Most of the things that contribute to our self-concept, self-worth, and self-esteem are based on interpretations of what others tell us about ourselves. Sometimes this feedback is crap–not worth the air used to share it. Sometimes it comes in a mixed form, and we are unable to sort out truth in the middle of ambiguity. Sometimes it has nothing to do with us at all!

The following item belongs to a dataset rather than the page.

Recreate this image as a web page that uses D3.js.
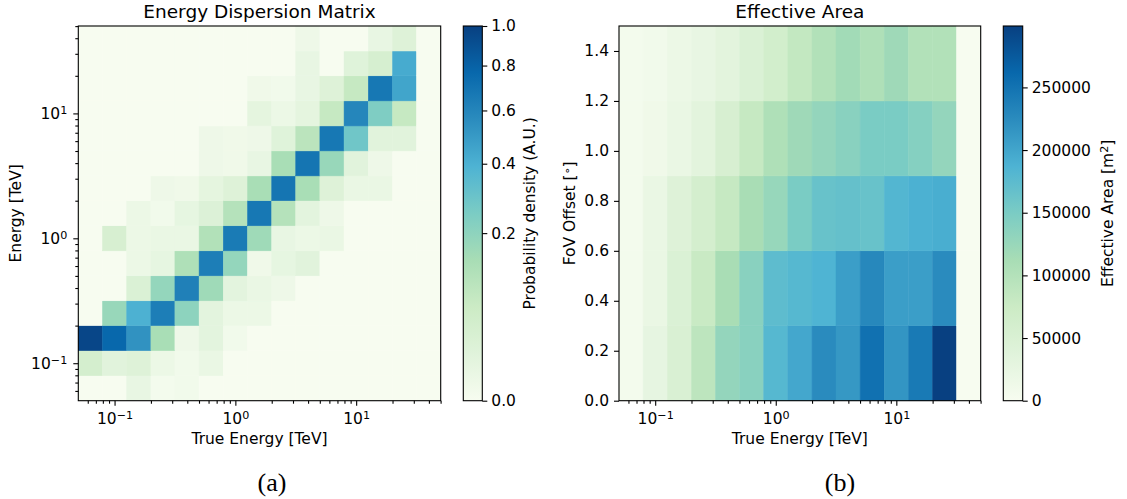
<!DOCTYPE html>
<html>
<head>
<meta charset="utf-8">
<script src="https://cdn.jsdelivr.net/npm/d3@7"></script>
<style>
body { margin:0; background:#fff; }
text { font-family: "DejaVu Sans", sans-serif; fill:#000; }
text.caption { font-family: "Liberation Serif", serif; }
</style>
</head>
<body>
<svg id="fig" width="1127" height="499"></svg>
<script>

// energy bin edges [TeV], 5 bins per decade
var energyEdges = [0.0501, 0.0794, 0.126, 0.2, 0.316, 0.501, 0.794, 1.26, 2.0, 3.16, 5.01, 7.94, 12.6, 20.0, 31.6, 50.1];
var offsetEdges = [0, 0.3, 0.6, 0.9, 1.2, 1.5];

var energyTicks = [0.1, 1, 10];
var densityTicks = [0, 0.2, 0.4, 0.6, 0.8, 1.0];
var offsetTicks = [0, 0.2, 0.4, 0.6, 0.8, 1.0, 1.2, 1.4];
var areaTicks = [0, 50000, 100000, 150000, 200000, 250000];

// rows: reconstructed energy bin (lowest first), columns: true energy bin
var dispersion = [
  [0, 0, 0.0064, 0.0004, 0.0009, 0, 0, 0, 0, 0, 0, 0, 0, 0, 0],
  [0.04, 0.0144, 0.0196, 0.0036, 0.0009, 0.0049, 0, 0, 0, 0, 0, 0, 0, 0, 0],
  [0.96, 0.766, 0.533, 0.137, 0.0025, 0.0121, 0.0009, 0, 0, 0, 0, 0, 0, 0, 0],
  [0, 0.176, 0.397, 0.64, 0.203, 0.0121, 0.0036, 0.0036, 0, 0, 0, 0, 0, 0, 0],
  [0, 0, 0.0256, 0.185, 0.624, 0.16, 0.0121, 0.0049, 0.0025, 0, 0, 0, 0, 0, 0],
  [0, 0, 0.0036, 0.0081, 0.123, 0.64, 0.185, 0.0016, 0.0081, 0.0144, 0, 0, 0, 0, 0],
  [0, 0.0324, 0.0036, 0.0049, 0.0049, 0.116, 0.656, 0.16, 0.0064, 0.0036, 0.0049, 0, 0, 0, 0],
  [0, 0, 0.0036, 0.0009, 0.0081, 0.0225, 0.109, 0.672, 0.109, 0.0121, 0.0025, 0, 0, 0, 0],
  [0, 0, 0, 0.0025, 0.0016, 0.01, 0.0196, 0.137, 0.689, 0.137, 0.0196, 0.0049, 0.0049, 0, 0],
  [0, 0, 0, 0, 0, 0.0025, 0.0016, 0.0064, 0.137, 0.689, 0.176, 0.0144, 0.0025, 0, 0],
  [0, 0, 0, 0, 0, 0.0025, 0.0016, 0.0025, 0.0169, 0.096, 0.672, 0.281, 0.0144, 0.0144, 0],
  [0, 0, 0, 0, 0, 0, 0, 0.01, 0.0036, 0.01, 0.073, 0.593, 0.24, 0.073, 0],
  [0, 0, 0, 0, 0, 0, 0, 0.0016, 0.0009, 0.0064, 0.0196, 0.073, 0.672, 0.449, 0],
  [0, 0, 0, 0, 0, 0, 0, 0, 0, 0.0064, 0, 0.0169, 0.0361, 0.423, 0],
  [0, 0, 0, 0, 0, 0, 0, 0, 0, 0.0025, 0, 0, 0.0064, 0.0196, 0]
];

// rows: FoV offset bin (0-0.3 first), columns: true energy bin [m^2]
var effArea = [
  [6000, 27000, 51000, 90000, 129000, 138000, 180000, 198000, 225000, 213000, 252000, 216000, 243000, 299000, 0],
  [6000, 21000, 48000, 78000, 111000, 138000, 174000, 180000, 186000, 207000, 228000, 207000, 207000, 225000, 0],
  [6000, 21000, 42000, 60000, 81000, 111000, 126000, 150000, 165000, 168000, 165000, 183000, 189000, 192000, 0],
  [6000, 12000, 21000, 33000, 54000, 81000, 105000, 120000, 129000, 138000, 150000, 150000, 141000, 129000, 0],
  [6000, 9000, 18000, 24000, 33000, 48000, 63000, 84000, 102000, 117000, 105000, 120000, 102000, 102000, 0]
];

var gnbu = ['#f7fcf0', '#e0f3db', '#ccebc5', '#a8ddb5', '#7bccc4', '#4eb3d3', '#2b8cbe', '#0868ac', '#084081'];
var cmap = d3.scaleLinear().domain(gnbu.map(function(c, i){ return i / 8; })).range(gnbu).clamp(true);

var fs = 15.5;
var svg = d3.select('#fig');

// gradient for both colorbars
var grad = svg.append('defs').append('linearGradient').attr('id', 'gnbu')
  .attr('x1', 0).attr('y1', 1).attr('x2', 0).attr('y2', 0);
gnbu.forEach(function(c, i){ grad.append('stop').attr('offset', (i / 8 * 100) + '%').attr('stop-color', c); });

function powLabels(sel){
  sel.each(function(d){
    var t = d3.select(this);
    var e = Math.round(Math.log10(d));
    t.text(null);
    t.append('tspan').text('10');
    t.append('tspan').attr('dy', '-0.42em').attr('font-size', '0.72em').text(e < 0 ? '\u2212' + (-e) : e);
  });
}

function styleAxis(g){
  g.select('.domain').remove();
  g.attr('font-size', fs);
  g.selectAll('line').attr('stroke', '#000').attr('stroke-width', 1.1);
}

function minorAxis(g, axis, scale){
  var minors = scale.ticks().filter(function(v){ return energyTicks.indexOf(v) < 0 && Math.abs(Math.log10(v) % 1) > 1e-6; });
  g.call(axis(scale).tickValues(minors).tickSize(3).tickFormat(''));
  styleAxis(g);
}

function heatmap(box, xs, ys, xEdges, yEdges, matrix, norm){
  var cells = [];
  matrix.forEach(function(row, j){ row.forEach(function(v, i){ cells.push({i: i, j: j, v: v}); }); });
  svg.append('g').selectAll('rect').data(cells).enter().append('rect')
    .attr('x', function(d){ return xs(xEdges[d.i]); })
    .attr('y', function(d){ return ys(yEdges[d.j + 1]); })
    .attr('width', function(d){ return xs(xEdges[d.i + 1]) - xs(xEdges[d.i]); })
    .attr('height', function(d){ return ys(yEdges[d.j]) - ys(yEdges[d.j + 1]); })
    .attr('fill', function(d){ return cmap(norm(d.v)); })
    .attr('stroke', function(d){ return cmap(norm(d.v)); })
    .attr('stroke-width', 0.5);
  svg.append('rect').attr('x', box.left).attr('y', box.top)
    .attr('width', box.right - box.left).attr('height', box.bottom - box.top)
    .attr('fill', 'none').attr('stroke', '#000').attr('stroke-width', 1.1);
}

function colorbar(x0, x1, top, bottom, scale, ticks, fmt){
  svg.append('rect').attr('x', x0).attr('y', top).attr('width', x1 - x0).attr('height', bottom - top)
    .attr('fill', 'url(#gnbu)').attr('stroke', '#000').attr('stroke-width', 1.1);
  var g = svg.append('g').attr('transform', 'translate(' + x1 + ',0)')
    .call(d3.axisRight(scale).tickValues(ticks).tickSize(5).tickPadding(4).tickFormat(fmt));
  styleAxis(g);
}

// ---- (a) energy dispersion ----
var A = {left: 78.3, right: 440.7, top: 26, bottom: 400.7};
var xa = d3.scaleLog().domain([energyEdges[0], energyEdges[15]]).range([A.left, A.right]);
var ya = d3.scaleLog().domain([energyEdges[0], energyEdges[15]]).range([A.bottom, A.top]);
var normA = d3.scalePow().exponent(0.5).domain([0, 1]).range([0, 1]).clamp(true);

heatmap(A, xa, ya, energyEdges, energyEdges, dispersion, normA);

var gx = svg.append('g').attr('transform', 'translate(0,' + A.bottom + ')')
  .call(d3.axisBottom(xa).tickValues(energyTicks).tickSize(5).tickPadding(7));
styleAxis(gx); gx.selectAll('text').call(powLabels);
minorAxis(svg.append('g').attr('transform', 'translate(0,' + A.bottom + ')'), d3.axisBottom, xa);

var gy = svg.append('g').attr('transform', 'translate(' + A.left + ',0)')
  .call(d3.axisLeft(ya).tickValues(energyTicks).tickSize(5).tickPadding(6));
styleAxis(gy); gy.selectAll('text').call(powLabels);
minorAxis(svg.append('g').attr('transform', 'translate(' + A.left + ',0)'), d3.axisLeft, ya);

svg.append('text').attr('x', (A.left + A.right) / 2).attr('y', 18.3).attr('text-anchor', 'middle')
  .attr('font-size', 18.5).text('Energy Dispersion Matrix');
svg.append('text').attr('x', (A.left + A.right) / 2).attr('y', 444).attr('text-anchor', 'middle')
  .attr('font-size', fs).text('True Energy [TeV]');
svg.append('text').attr('transform', 'translate(21,' + (A.top + A.bottom) / 2 + ') rotate(-90)')
  .attr('text-anchor', 'middle').attr('font-size', fs).text('Energy [TeV]');

var cbA = d3.scalePow().exponent(0.5).domain([0, 1]).range([A.bottom, A.top]);
colorbar(463.3, 482.3, A.top, A.bottom, cbA, densityTicks, d3.format('.1f'));
svg.append('text').attr('transform', 'translate(535,' + (A.top + A.bottom) / 2 + ') rotate(-90)')
  .attr('text-anchor', 'middle').attr('font-size', fs).text('Probability density (A.U.)');

// ---- (b) effective area ----
var B = {left: 619, right: 980.7, top: 26, bottom: 400.7};
var xb = d3.scaleLog().domain([energyEdges[0], energyEdges[15]]).range([B.left, B.right]);
var yb = d3.scaleLinear().domain([offsetEdges[0], offsetEdges[5]]).range([B.bottom, B.top]);
var areaMax = d3.max(effArea, function(r){ return d3.max(r); });
var normB = d3.scaleLinear().domain([0, areaMax]).range([0, 1]).clamp(true);

heatmap(B, xb, yb, energyEdges, offsetEdges, effArea, normB);

var gxb = svg.append('g').attr('transform', 'translate(0,' + B.bottom + ')')
  .call(d3.axisBottom(xb).tickValues(energyTicks).tickSize(5).tickPadding(7));
styleAxis(gxb); gxb.selectAll('text').call(powLabels);
minorAxis(svg.append('g').attr('transform', 'translate(0,' + B.bottom + ')'), d3.axisBottom, xb);

var gyb = svg.append('g').attr('transform', 'translate(' + B.left + ',0)')
  .call(d3.axisLeft(yb).tickValues(offsetTicks).tickSize(5).tickPadding(5).tickFormat(d3.format('.1f')));
styleAxis(gyb);

svg.append('text').attr('x', (B.left + B.right) / 2).attr('y', 18.3).attr('text-anchor', 'middle')
  .attr('font-size', 18.5).text('Effective Area');
svg.append('text').attr('x', (B.left + B.right) / 2).attr('y', 444).attr('text-anchor', 'middle')
  .attr('font-size', fs).text('True Energy [TeV]');
var fov = svg.append('text').attr('transform', 'translate(575,' + (B.top + B.bottom) / 2 + ') rotate(-90)')
  .attr('text-anchor', 'middle').attr('font-size', fs);
fov.append('tspan').text('FoV Offset [');
fov.append('tspan').attr('dy', '-0.4em').attr('font-size', '0.72em').text('\u2218');
fov.append('tspan').attr('dy', '0.29em').text(']');

var cbB = d3.scaleLinear().domain([0, areaMax]).range([B.bottom, B.top]);
colorbar(1003.3, 1022.7, B.top, B.bottom, cbB, areaTicks, d3.format('d'));
var eal = svg.append('text').attr('transform', 'translate(1113,' + (B.top + B.bottom) / 2 + ') rotate(-90)')
  .attr('text-anchor', 'middle').attr('font-size', fs);
eal.append('tspan').text('Effective Area [m');
eal.append('tspan').attr('dy', '-0.42em').attr('font-size', '0.72em').text('2');
eal.append('tspan').attr('dy', '0.3em').text(']');

// sub-captions
svg.append('text').attr('class', 'caption').attr('x', 272).attr('y', 491).attr('text-anchor', 'middle')
  .attr('font-size', 26).text('(a)');
svg.append('text').attr('class', 'caption').attr('x', 840).attr('y', 491).attr('text-anchor', 'middle')
  .attr('font-size', 26).text('(b)');

</script>
</body>
</html>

As children, we are especially limited in our ability to discern what is what. We often pick up inaccurate messages, internalize them, and they become who we believe we are. Inadvertently, we carry these messages with us into adulthood. If we’re lucky, we may hit the bottom in some way and realize that something is not quite right. If we’re blessed, we may decide to look inward and search for a “healthier and more beneficial” way of being. And if we are truly persistent, we can uncover our true worth and identity.

Testing a new perspective

When the seed was first planted, it just was there. Yet, with time, I have looked at others’ thoughts and words spoken to me or over my achievements.

I am learning to weigh and integrate new information. When someone makes a statement, about me or anything/anyone else, I am trying to start evaluating it critically. Cautiously, I turned things around and looked at them logically first.

What motive could others have for their words? How likely is it that repeated statements are true even if I struggle to accept them? What kind of risk would I be taking to integrate these positive thoughts into my self-concept? How would they benefit from my adoption of a more positive self-evaluation? Would I benefit from it? Is this an emotion, subjective to each person’s perspective, or a potential factual statement? Could this be true of someone else? If so, could it also be true of me?

Adoption and Integration

At times, it has seemed arrogant to choose to believe these new perspectives. That’s part of the challenge, learning to let go of broken narratives. Yet, I’ve begun to see that it’s quite possible that I am as smart, capable, gifted, and patient as people are telling me. I’m beginning to see that some of those whose opinions I’ve valued most were simply those who were the best at hiding their underlying motivations.

A commitment to accepting new information as plausible or true takes time. I keep practicing my new narrative. I can be quite intelligent, gifted, and patient while also still making my fair share of mistakes. One does not discredit the others completely. Brilliant people have bad days and make bad choices. Some dense people have amazing advisers and are wildly successful despite not being the most brilliant person in the room. Most things, it turns out, are not “either or” circumstances.

Adoption requires courage. It takes chutzpah to commit to claiming a new perspective about yourself, especially when the narrative has been distorted for a long time. Integration requires persistence and patience. Change doesn’t occur immediately. I find I must remind myself of these new facts and interpretations repeatedly before they take root and sprout. That requires effort over time.

What new information are you trying to integrate about your self? Where are you feeling stuck? What’s been helpful in your process?